Sunday, January 04, 2009

Lesson plans, week of 1/5/2009

Kid's Judo:
  • newaza randori starting seated back-to-back
  • standing randori
  • bridge&roll escape from munegatame
  • uphill escape from kesagatame
Adult Judo:
  • bumping a stuck deashibarai
  • tsubamegaeshi
  • reviewing the escapes from mune and kesa then playing them in lo-resistance flow
  • standing randori
  • how to relax and release
  • aigamaeate, hikitaoshi, kotegaeshi, maeotoshi
  • coolness from ichikata
On the blog:


  1. the move that is assumed in karate kata

    This intrigues me. I'm looking forward to the post.

  2. Ha! Glad that teaser served its purpose. Now I just hope I don't disappoint. I don't think I will.

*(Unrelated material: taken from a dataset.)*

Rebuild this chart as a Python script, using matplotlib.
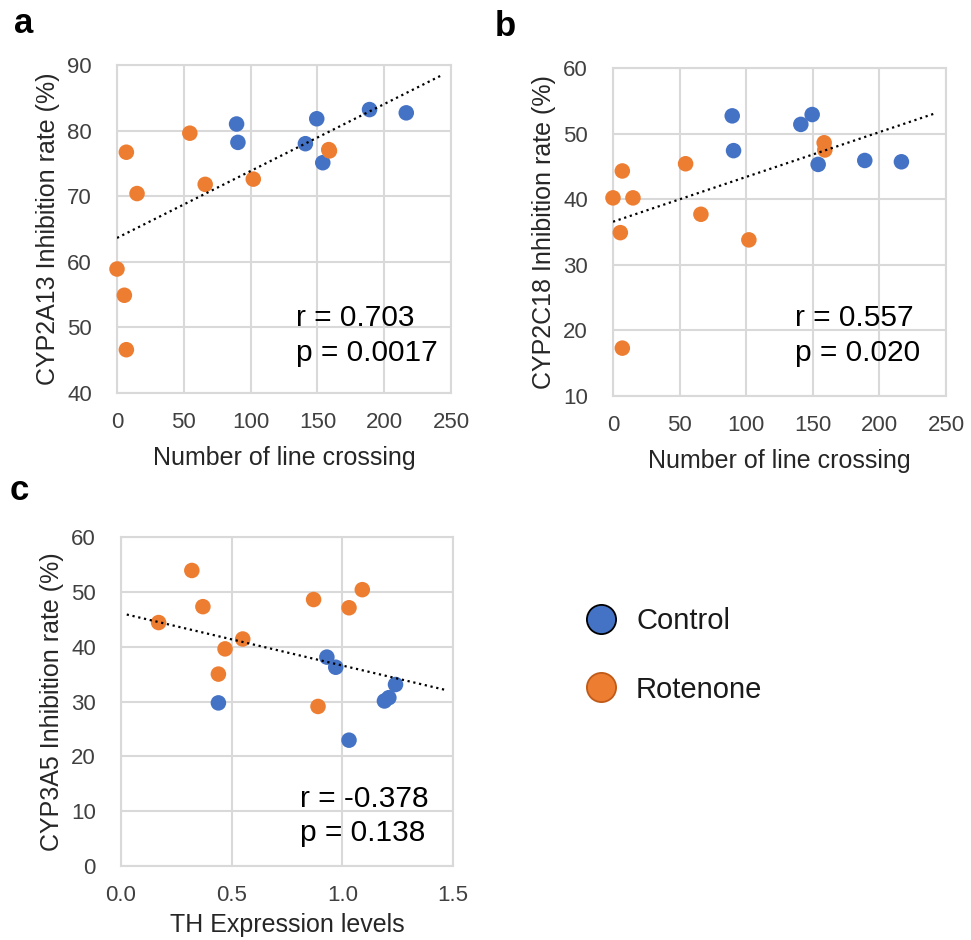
import numpy as np
import matplotlib.pyplot as plt
from matplotlib.lines import Line2D

plt.rcParams['font.family'] = ['Liberation Sans', 'DejaVu Sans']

# panels a and b share the line crossing counts
cross_ctrl = [89.5, 90.5, 141, 149.5, 154, 189, 216.5]
cross_rot = [0, 5.5, 7, 7, 15, 54.5, 66, 102, 158.5, 159]
cyp2a13_ctrl = [81.0, 78.2, 78.0, 81.8, 75.1, 83.2, 82.7]
cyp2a13_rot = [58.9, 54.9, 46.6, 76.7, 70.4, 79.6, 71.8, 72.6, 77.1, 76.9]
cyp2c18_ctrl = [52.7, 47.4, 51.4, 52.9, 45.3, 45.9, 45.7]
cyp2c18_rot = [40.2, 34.9, 17.3, 44.3, 40.2, 45.4, 37.7, 33.8, 48.6, 47.5]

# panel c
th_ctrl = [0.44, 0.93, 0.97, 1.03, 1.19, 1.21, 1.24]
cyp3a5_ctrl = [29.75, 38.1, 36.25, 22.95, 30.1, 30.7, 33.1]
th_rot = [0.17, 0.32, 0.37, 0.44, 0.47, 0.55, 0.87, 0.89, 1.03, 1.09]
cyp3a5_rot = [44.4, 53.9, 47.3, 35.0, 39.6, 41.4, 48.6, 29.1, 47.1, 50.4]

stats = ['r = 0.703\np = 0.0017', 'r = 0.557\np = 0.020', 'r = -0.378\np = 0.138']

blue = '#4472C4'
orange = '#ED7D31'
grid_c = '#D9D9D9'
tick_c = '#404040'

fig = plt.figure(figsize=(9.71, 9.40), dpi=100)

def panel(rect, xc, yc, xr, yr, xlim, xticks, ylim, yticks, xlab, ylab,
          fit_span, txt, txt_xy, letter, letter_xy, xfmt='%d', xpad=9):
    ax = fig.add_axes(rect)
    ax.set_xlim(*xlim)
    ax.set_ylim(*ylim)
    ax.set_xticks(xticks)
    ax.set_yticks(yticks)
    ax.set_xticklabels([xfmt % t for t in xticks])
    ax.grid(True, color=grid_c, lw=1.5)
    ax.set_axisbelow(True)
    for s in ax.spines.values():
        s.set_color(grid_c)
        s.set_linewidth(1.5)
    ax.tick_params(length=0, labelsize=16, colors=tick_c)
    ax.tick_params(axis='y', pad=18)
    ax.tick_params(axis='x', pad=14)
    ax.scatter(xc, yc, s=125, color=blue, edgecolors='none', zorder=3, clip_on=False)
    ax.scatter(xr, yr, s=125, color=orange, edgecolors='none', zorder=3, clip_on=False)
    # linear trend through all points
    allx = np.array(list(xc) + list(xr))
    ally = np.array(list(yc) + list(yr))
    k, b = np.polyfit(allx, ally, 1)
    lx = np.array(fit_span)
    ax.plot(lx, k * lx + b, ':', color='black', lw=1.6, zorder=4)
    ax.set_xlabel(xlab, fontsize=18, color='#262626', labelpad=xpad)
    ax.set_ylabel(ylab, fontsize=18, color='#262626', labelpad=5)
    ax.text(txt_xy[0], txt_xy[1], txt, transform=ax.transAxes, fontsize=21.5,
            ha='left', va='center', linespacing=1.3, color='black')
    fig.text(letter_xy[0], letter_xy[1], letter, fontsize=25, fontweight='bold',
             ha='left', va='center')
    return ax

panel([0.1205, 0.5819, 0.344, 0.349], cross_ctrl, cyp2a13_ctrl, cross_rot, cyp2a13_rot,
      (0, 250), [0, 50, 100, 150, 200, 250], (40, 90), [40, 50, 60, 70, 80, 90],
      'Number of line crossing', 'CYP2A13 Inhibition rate (%)',
      [0, 242], stats[0], (0.535, 0.175), 'a', (0.014, 0.975))

panel([0.6313, 0.5787, 0.343, 0.349], cross_ctrl, cyp2c18_ctrl, cross_rot, cyp2c18_rot,
      (0, 250), [0, 50, 100, 150, 200, 250], (10, 60), [10, 20, 30, 40, 50, 60],
      'Number of line crossing', 'CYP2C18 Inhibition rate (%)',
      [0, 243], stats[1], (0.545, 0.185), 'b', (0.51, 0.972))

panel([0.1246, 0.0787, 0.342, 0.350], th_ctrl, cyp3a5_ctrl, th_rot, cyp3a5_rot,
      (0, 1.5), [0, 0.5, 1.0, 1.5], (0, 60), [0, 10, 20, 30, 40, 50, 60],
      'TH Expression levels', 'CYP3A5 Inhibition rate (%)',
      [0.026, 1.473], stats[2], (0.54, 0.152), 'c', (0.01, 0.478), xfmt='%.1f', xpad=5)

handles = [Line2D([], [], ls='none', marker='o', ms=21, mfc=blue, mec='black', mew=1.3),
           Line2D([], [], ls='none', marker='o', ms=21, mfc=orange, mec='#C05A18', mew=1.3)]
fig.legend(handles, ['Control', 'Rotenone'], loc='center left',
           bbox_to_anchor=(0.577, 0.303), frameon=False, fontsize=21,
           labelspacing=1.4, handletextpad=0.7, handlelength=1.0, labelcolor='#1a1a1a')

fig.savefig('out.png', dpi=100)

That post should be coming up early in the week.

  3. Looking at your lesson plan (newaza starting back to back) - it reminded me of an aspect of Judo newaza I have always found odd... We often start on our knees or back to back, but... when do we encounter situations like that, really? (I am coming up with some amusing self-defense scenarios that involve me suddenly attacking a person I was just using as lumbar support, but I digress). That is a nice thing about BJJ or wrestling... BJJ guys usually start in the guard, and wrestlers start on all fours... Common ways that throws end. I think we could take a lesson there and abandon our kneeling and back to back starts, and start instead from other starting positions, including the ones mentioned above as well as others (including starting out from a pin). Whaddya think?

  4. Great point, Chad. You know, honestly that is one of thiose things that I've just always done just because that's how it's done.

    we typically start randori kneeling facing the partner or maybe seated facing the partner. Sometimes if we're brave or want to practice working our way out of the ditch we'll start on our backs having allowed the partner to cinch a side position.

    But seated back-to-back is just one of those don'tknow why but if I had to venture a guess as to the only possible benefit to starting this way - it is really the only truely neutral position. in any of the other starting positions it is very hard to keep the superior player from perhaps even unconsciously setting the engagement to their advantage. Starting seated back to back noone has the advaantage and noone really can have the advantage.

    Of course, that's all out the window as soon as the match starts because most experienced players, on hearing hajime, will disengage as they turn to face so that they really start the engagement kneeling facing.

    In our kids' class we do a lot of crawling man, which is essentially randori with one partner starting in a turtle position. this is sort of like the wrestler's 'referree's position'

  5. I say let them have an advantage... Just make sure that each person gets the chance to have the same advantage... In addition to training more realistic situations, you also get the advantage of the better guy having to practice digging out of a hole, which they don't always get to do from neutral positions. This helps train them from when they are no longer the big fish. And it gives the smaller fish the opportunity to practice what happens if they find themselves in a good situation... The more I type, the less I like neutral... Now I want to convince everyone else. =:>

  6. Yeah, neutral is a sporting idea - i never said it was a really good martial concept.

    I don't figure starting back to back does a lot of daamage or makes much difference. Do it or don't. It's just one of several starting positions that we alternate mostly for interest value.